What to work on → List every line below containing "Clone".

Task input →
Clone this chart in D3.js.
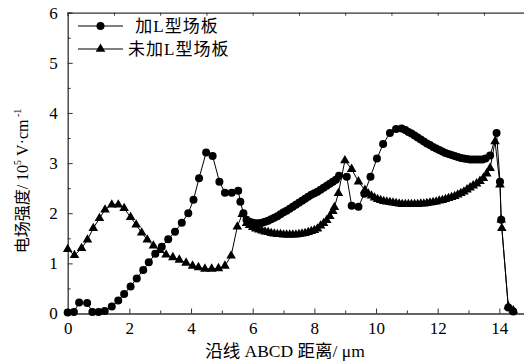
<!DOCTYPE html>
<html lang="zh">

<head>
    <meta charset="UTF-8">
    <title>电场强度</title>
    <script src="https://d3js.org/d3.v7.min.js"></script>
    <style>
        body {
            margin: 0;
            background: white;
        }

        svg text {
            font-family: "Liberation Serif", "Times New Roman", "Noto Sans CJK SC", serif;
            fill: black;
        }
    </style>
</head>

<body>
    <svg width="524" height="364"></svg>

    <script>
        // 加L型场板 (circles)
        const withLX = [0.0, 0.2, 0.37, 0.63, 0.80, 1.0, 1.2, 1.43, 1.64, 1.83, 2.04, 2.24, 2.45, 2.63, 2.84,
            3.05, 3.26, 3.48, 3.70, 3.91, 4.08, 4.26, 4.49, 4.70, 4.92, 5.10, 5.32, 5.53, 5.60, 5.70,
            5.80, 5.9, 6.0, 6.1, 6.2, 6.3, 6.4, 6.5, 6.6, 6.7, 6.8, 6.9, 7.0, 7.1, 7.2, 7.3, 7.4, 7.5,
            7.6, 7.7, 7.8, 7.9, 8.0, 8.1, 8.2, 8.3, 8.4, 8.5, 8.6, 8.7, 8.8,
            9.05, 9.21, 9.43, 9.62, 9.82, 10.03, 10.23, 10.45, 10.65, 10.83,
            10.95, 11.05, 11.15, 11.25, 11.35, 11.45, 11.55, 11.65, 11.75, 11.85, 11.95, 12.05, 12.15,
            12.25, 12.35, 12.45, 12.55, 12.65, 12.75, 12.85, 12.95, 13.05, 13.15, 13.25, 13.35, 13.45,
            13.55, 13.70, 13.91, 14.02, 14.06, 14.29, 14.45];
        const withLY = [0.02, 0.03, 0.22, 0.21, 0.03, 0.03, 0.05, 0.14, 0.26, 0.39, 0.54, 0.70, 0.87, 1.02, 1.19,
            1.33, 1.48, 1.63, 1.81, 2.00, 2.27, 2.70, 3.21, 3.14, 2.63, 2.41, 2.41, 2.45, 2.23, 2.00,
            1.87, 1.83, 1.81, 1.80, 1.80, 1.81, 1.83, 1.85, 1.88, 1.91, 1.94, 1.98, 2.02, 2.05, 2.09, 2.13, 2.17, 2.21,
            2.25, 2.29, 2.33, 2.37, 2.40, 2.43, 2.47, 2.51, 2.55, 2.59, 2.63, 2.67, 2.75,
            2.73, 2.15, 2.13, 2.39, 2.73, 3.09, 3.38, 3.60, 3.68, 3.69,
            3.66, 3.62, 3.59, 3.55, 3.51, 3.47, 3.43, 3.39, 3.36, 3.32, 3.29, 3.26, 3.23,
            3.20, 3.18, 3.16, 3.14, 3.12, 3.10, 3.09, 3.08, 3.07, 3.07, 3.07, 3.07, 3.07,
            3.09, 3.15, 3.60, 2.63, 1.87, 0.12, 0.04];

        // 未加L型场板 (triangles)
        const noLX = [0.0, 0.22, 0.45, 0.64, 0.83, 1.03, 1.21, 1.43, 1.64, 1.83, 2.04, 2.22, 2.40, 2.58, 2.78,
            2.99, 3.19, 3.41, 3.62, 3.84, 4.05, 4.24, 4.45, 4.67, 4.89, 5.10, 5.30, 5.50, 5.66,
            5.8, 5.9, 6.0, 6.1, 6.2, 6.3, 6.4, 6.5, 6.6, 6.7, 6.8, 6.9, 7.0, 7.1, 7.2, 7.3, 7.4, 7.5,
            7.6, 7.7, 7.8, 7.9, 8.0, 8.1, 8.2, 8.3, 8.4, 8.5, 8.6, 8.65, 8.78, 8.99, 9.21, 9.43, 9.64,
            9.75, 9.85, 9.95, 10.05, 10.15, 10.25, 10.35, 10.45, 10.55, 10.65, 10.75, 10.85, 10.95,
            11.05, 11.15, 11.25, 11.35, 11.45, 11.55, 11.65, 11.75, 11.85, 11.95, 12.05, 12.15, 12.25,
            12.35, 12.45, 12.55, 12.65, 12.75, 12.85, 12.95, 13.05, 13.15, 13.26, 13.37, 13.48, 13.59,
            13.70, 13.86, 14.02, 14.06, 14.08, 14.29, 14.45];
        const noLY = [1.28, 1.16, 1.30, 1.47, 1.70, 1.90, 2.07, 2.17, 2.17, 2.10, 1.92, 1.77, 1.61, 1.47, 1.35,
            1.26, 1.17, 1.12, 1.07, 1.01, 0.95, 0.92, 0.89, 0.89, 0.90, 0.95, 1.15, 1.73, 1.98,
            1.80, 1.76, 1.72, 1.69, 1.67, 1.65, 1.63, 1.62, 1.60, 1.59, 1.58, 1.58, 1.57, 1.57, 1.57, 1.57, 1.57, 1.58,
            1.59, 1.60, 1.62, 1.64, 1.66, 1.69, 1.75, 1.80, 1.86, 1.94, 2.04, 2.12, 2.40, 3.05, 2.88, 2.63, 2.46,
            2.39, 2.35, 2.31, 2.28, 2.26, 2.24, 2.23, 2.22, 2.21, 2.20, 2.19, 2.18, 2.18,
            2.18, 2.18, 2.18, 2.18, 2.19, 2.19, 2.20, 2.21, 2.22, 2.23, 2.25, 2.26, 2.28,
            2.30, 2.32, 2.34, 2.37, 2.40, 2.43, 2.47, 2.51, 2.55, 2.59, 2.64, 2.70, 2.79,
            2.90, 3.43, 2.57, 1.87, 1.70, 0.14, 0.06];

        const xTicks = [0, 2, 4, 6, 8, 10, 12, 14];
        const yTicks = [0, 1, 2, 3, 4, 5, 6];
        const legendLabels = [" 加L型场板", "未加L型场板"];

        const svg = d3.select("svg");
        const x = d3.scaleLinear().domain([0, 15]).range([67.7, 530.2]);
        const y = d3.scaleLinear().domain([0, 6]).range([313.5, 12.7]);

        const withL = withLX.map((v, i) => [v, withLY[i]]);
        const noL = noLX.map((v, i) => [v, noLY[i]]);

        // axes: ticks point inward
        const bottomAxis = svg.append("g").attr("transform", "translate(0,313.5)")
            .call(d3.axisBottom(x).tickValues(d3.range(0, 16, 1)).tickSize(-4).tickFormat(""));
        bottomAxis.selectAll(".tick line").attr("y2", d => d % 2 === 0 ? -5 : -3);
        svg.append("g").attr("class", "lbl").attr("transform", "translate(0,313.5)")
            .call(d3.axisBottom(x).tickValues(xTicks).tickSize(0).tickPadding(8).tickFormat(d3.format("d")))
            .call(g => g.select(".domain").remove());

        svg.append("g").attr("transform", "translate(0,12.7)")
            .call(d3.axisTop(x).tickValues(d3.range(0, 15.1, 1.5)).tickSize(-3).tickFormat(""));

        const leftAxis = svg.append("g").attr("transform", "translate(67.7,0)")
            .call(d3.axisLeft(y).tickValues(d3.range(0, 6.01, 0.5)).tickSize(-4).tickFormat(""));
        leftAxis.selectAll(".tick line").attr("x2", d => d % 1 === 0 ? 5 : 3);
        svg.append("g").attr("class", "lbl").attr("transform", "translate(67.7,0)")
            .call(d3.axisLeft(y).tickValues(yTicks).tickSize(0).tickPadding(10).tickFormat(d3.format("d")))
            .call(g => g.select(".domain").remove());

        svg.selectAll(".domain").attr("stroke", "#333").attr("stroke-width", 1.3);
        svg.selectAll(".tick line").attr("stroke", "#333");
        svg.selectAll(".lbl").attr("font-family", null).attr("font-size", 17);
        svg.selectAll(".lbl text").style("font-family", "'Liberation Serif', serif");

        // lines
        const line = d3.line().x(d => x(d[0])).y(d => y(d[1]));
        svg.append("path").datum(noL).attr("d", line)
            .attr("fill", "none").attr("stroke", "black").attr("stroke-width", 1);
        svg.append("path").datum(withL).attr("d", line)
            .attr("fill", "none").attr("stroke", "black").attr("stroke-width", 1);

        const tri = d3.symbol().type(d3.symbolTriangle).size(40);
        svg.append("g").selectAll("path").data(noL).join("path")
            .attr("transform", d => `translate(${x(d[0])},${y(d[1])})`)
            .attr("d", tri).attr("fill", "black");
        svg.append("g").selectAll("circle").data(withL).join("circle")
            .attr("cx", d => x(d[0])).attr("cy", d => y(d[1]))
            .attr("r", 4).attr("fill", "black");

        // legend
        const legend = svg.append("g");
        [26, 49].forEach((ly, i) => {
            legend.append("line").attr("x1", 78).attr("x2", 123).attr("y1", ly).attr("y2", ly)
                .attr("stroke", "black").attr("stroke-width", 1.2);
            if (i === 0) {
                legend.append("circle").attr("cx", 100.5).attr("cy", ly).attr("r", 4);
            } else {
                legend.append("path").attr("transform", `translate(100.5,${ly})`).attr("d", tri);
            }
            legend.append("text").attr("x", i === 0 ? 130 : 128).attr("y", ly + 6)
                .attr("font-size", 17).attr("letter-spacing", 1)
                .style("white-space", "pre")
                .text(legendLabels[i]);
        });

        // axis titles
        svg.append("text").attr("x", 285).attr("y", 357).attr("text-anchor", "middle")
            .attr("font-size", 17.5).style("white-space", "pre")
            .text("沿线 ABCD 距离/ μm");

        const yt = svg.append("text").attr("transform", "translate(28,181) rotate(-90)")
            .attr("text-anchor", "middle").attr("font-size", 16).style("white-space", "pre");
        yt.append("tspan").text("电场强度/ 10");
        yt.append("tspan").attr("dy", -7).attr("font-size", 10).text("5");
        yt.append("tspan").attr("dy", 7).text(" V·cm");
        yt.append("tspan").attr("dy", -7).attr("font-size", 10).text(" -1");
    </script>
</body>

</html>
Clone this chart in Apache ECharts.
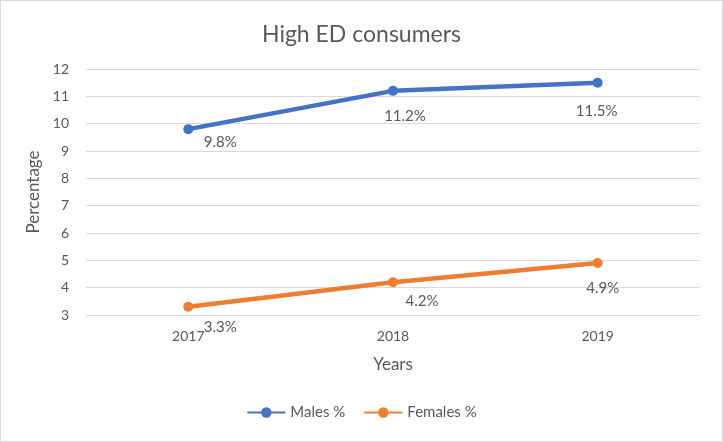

Task result →
Clone this chart in D3.js.
Clone this chart in Apache ECharts.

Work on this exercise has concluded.